Pitfall 3: Overlooking Load Sequence

Miner's rule assumes damage is additive regardless of order. In reality, a few high-load cycles early in life can cause crack initiation that grows faster under subsequent low loads. This is called the "sequence effect." If you know your gear experiences occasional high loads (e.g., a big fall on a rope), consider using a more conservative model, such as the double-linear damage rule, or simply add extra safety margin.

Pitfall 4: Not Accounting for Residual Stresses

Manufacturing processes like welding, heat treatment, and cold working introduce residual stresses. These can be beneficial (compressive residual stresses retard crack growth) or detrimental (tensile stresses accelerate it). Shot peening is used to introduce beneficial compressive stresses. If you modify a component (e.g., drill a hole, grind a surface), you may remove these stresses and reduce fatigue life. When in doubt, consult the manufacturer.

Pitfall 5: Inconsistent Usage Logging

A fatigue model is only as good as the input data. If you forget to log a heavy-use day, your damage estimate will be too low. Make logging a habit—do it immediately after use. Use a simple form with checkboxes for load level and duration. For digital logging, apps like Google Sheets or dedicated gear management tools can help.

What to Check When a Component Fails Early

If a part fails before its predicted life, examine the fracture surface. Look for beach marks (clamshell patterns) that indicate fatigue crack growth. Identify the origin—often a surface defect, a sharp corner, or a corrosion pit. Compare the actual load history with your estimate. Did you miss a major overload event? Was the material different from what you assumed? Use this information to update your model for similar components.

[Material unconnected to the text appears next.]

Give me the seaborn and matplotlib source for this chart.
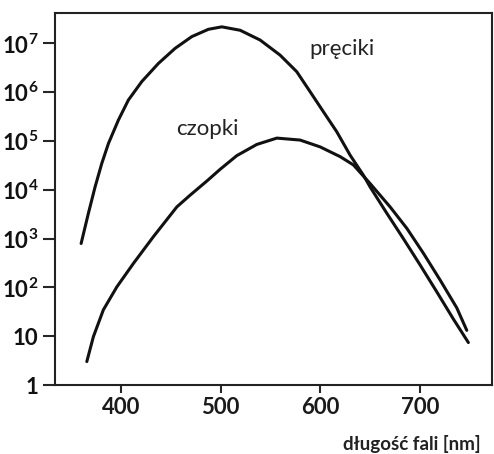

If failures persist, consider redesign: increase the cross-section at the critical location, add a fillet to reduce stress concentration, or switch to a material with higher fatigue strength. Sometimes the simplest fix is to reduce the maximum load—for example, by using a dynamic rope instead of a static one, or by adding a shock absorber.

Finally, remember that no analysis is perfect. The goal is not to predict failure to the exact cycle, but to shift from reactive to proactive gear management. By understanding the principles of material fatigue and applying a structured workflow, you can extend the life of your equipment, reduce unexpected failures, and make informed decisions about when to retire gear. Start with one component, log its usage, inspect it regularly, and refine your approach. Over time, you'll build a mental model that applies to all your gear.